Using professional translators for non-English speaking patients in the emergency department (ED) of hospitals may reduce miscommunications and errors, according to a recent study published online ahead of print in the Annals of Emergency Medicine.
The study, led by Glenn Flores, MD, of the University of Texas Southwestern Medical Center in Dallas, examined interactions in two Massachusetts pediatric EDs. Spanish-speaking patients or family members used either a professional interpreter, an ad hoc amateur interpreter, or no interpreter. Results indicated that mistakes that could have clinical consequences, such as wrong doses of medication, were about twice as likely with either no interpreter or with an amateur translator.
The study looked at 57 situations in which the patient or family spoke very limited English. Twenty families were helped by a professional interpreter, 27 by a non-professional translator such as a relative or bilingual hospital staff member, and 10 had no translation help. While mistakes were made in all of the translations, they were far more serious with no translation or with amateur interpreters.
The study found that even with trained interpreters, 12% of translation mistakes could pose risks to the patient. With no interpreter or an amateur one, that number rose to between 20% and 22%. Errors were least common with interpreters who had 100 or more hours of training.

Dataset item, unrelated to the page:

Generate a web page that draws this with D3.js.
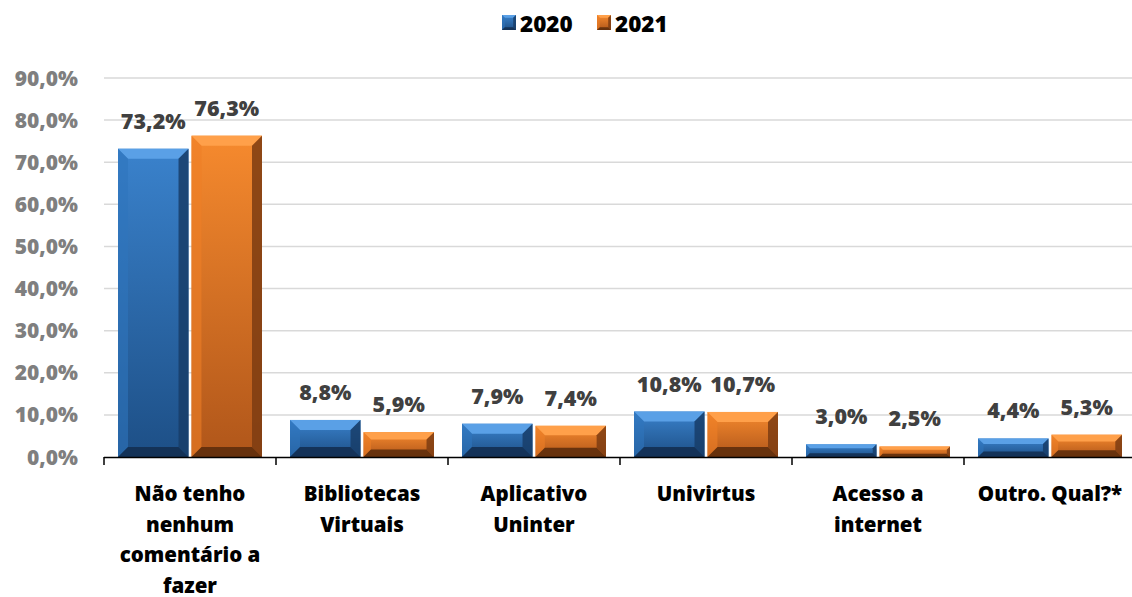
<!DOCTYPE html>
<html><head><meta charset="utf-8">
<script src="https://cdn.jsdelivr.net/npm/d3@7"></script>
<style>body{margin:0;background:#fff}svg{display:block}text{font-family:"Open Sans",Lato,sans-serif;font-weight:800}</style>
</head><body><svg id="c" width="1132" height="597"></svg>
<script>
const categories = [["Não tenho","nenhum","comentário a","fazer"],["Bibliotecas","Virtuais"],["Aplicativo","Uninter"],["Univirtus"],["Acesso a","internet"],["Outro. Qual?*"]];
const series = ["2020","2021"];
const values2020 = [73.2, 8.8, 7.9, 10.8, 3.0, 4.4];
const values2021 = [76.3, 5.9, 7.4, 10.7, 2.5, 5.3];
const yTicks = [0,10,20,30,40,50,60,70,80,90];

const svg = d3.select("#c");
const x = d3.scaleBand().domain(d3.range(categories.length)).range([104,1136]);
const xs = d3.scaleBand().domain(series).range([14, x.bandwidth()-14]).paddingInner(0.04);
const y = d3.scaleLinear().domain([0,90]).range([457,78]);
const fmt = v => v.toFixed(1).replace(".", ",") + "%";

const pal = {
  "2020": {main:"#2a6db4", light:"#5aa0e6", top:"#3a82cc", bot:"#1d4f86", left:"#2f74bd", right:"#173d68", bottom:"#132f52"},
  "2021": {main:"#e6761f", light:"#ffa04a", top:"#f68a2e", bot:"#b0561a", left:"#ee7f27", right:"#7c3c12", bottom:"#5e2e0c"}
};
const defs = svg.append("defs");
series.forEach(s=>{
  const g = defs.append("linearGradient").attr("id","g"+s).attr("x1",0).attr("y1",0).attr("x2",0).attr("y2",1);
  g.append("stop").attr("offset","0%").attr("stop-color",pal[s].top);
  g.append("stop").attr("offset","100%").attr("stop-color",pal[s].bot);
});

svg.append("g").selectAll("line").data(yTicks.slice(1)).join("line")
  .attr("x1",104).attr("x2",1136).attr("y1",d=>y(d)).attr("y2",d=>y(d))
  .attr("stroke","#d9d9d9").attr("stroke-width",1.5);
svg.append("g").selectAll("text").data(yTicks).join("text")
  .attr("x",78).attr("y",d=>y(d)).attr("dy","0.36em").attr("text-anchor","end")
  .attr("font-size",21).attr("fill","#7f7f7f").text(d=>fmt(d));

function bevelBar(g, x0, y0, w, h, s){
  const c = pal[s];
  const b = Math.min(10, h*0.3, w*0.2);
  g.append("rect").attr("x",x0).attr("y",y0).attr("width",w).attr("height",h).attr("fill","url(#g"+s+")");
  const x1=x0+w, y1=y0+h;
  g.append("polygon").attr("points",[[x0,y0],[x1,y0],[x1-b,y0+b],[x0+b,y0+b]].join(" ")).attr("fill",c.light);
  g.append("polygon").attr("points",[[x0,y0],[x0+b,y0+b],[x0+b,y1-b],[x0,y1]].join(" ")).attr("fill",c.left).attr("opacity",0.6);
  g.append("polygon").attr("points",[[x1,y0],[x1,y1],[x1-b,y1-b],[x1-b,y0+b]].join(" ")).attr("fill",c.right).attr("opacity",0.85);
  g.append("polygon").attr("points",[[x0,y1],[x0+b,y1-b],[x1-b,y1-b],[x1,y1]].join(" ")).attr("fill",c.bottom).attr("opacity",0.9);
}

const bars = svg.append("g");
const data = categories.map((c,i)=>({i, vals:{"2020":values2020[i],"2021":values2021[i]}}));
data.forEach(d=>{
  series.forEach(s=>{
    const v = d.vals[s];
    const bx = x(d.i)+xs(s), bw = xs.bandwidth();
    bevelBar(bars, bx, y(v), bw, y(0)-y(v), s);
    bars.append("text").attr("x",bx+bw/2).attr("y",y(v)-20).attr("text-anchor","middle")
      .attr("font-size",21.5).attr("fill","#404040").text(fmt(v));
  });
});

svg.append("line").attr("x1",104).attr("x2",1136).attr("y1",457.5).attr("y2",457.5).attr("stroke","#000").attr("stroke-width",1.5);
svg.append("g").selectAll("line").data(d3.range(categories.length+1)).join("line")
  .attr("x1",d=>104+d*x.bandwidth()).attr("x2",d=>104+d*x.bandwidth()).attr("y1",457).attr("y2",465)
  .attr("stroke","#000").attr("stroke-width",1.5);

svg.append("g").selectAll("text").data(categories).join("text")
  .attr("x",(d,i)=>x(i)+x.bandwidth()/2).attr("y",501).attr("text-anchor","middle")
  .attr("font-size",20.5).attr("fill","#000")
  .each(function(d){ const t=d3.select(this); d.forEach((line,k)=>t.append("tspan").attr("x",t.attr("x")).attr("dy",k?30.5:0).text(line)); });

const leg = svg.append("g");
const legX = {"2020":502,"2021":597};
series.forEach(s=>{
  bevelBar(leg, legX[s], 15, 14, 15, s);
  leg.append("text").attr("x",legX[s]+18).attr("y",24).attr("dy","0.36em").attr("font-size",22.5).attr("fill","#000").text(s);
});
</script></body></html>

In those cases, only 2% of translation mistakes had the potential for patient harm.
The study found that hours of training, rather than years of experience, were associated with a lower rate of errors. The study authors concluded that “these findings suggest that requiring at least 100 hours of training for interpreters might have a major impact on reducing interpreter errors and their consequences in health care while improving quality and patient safety.”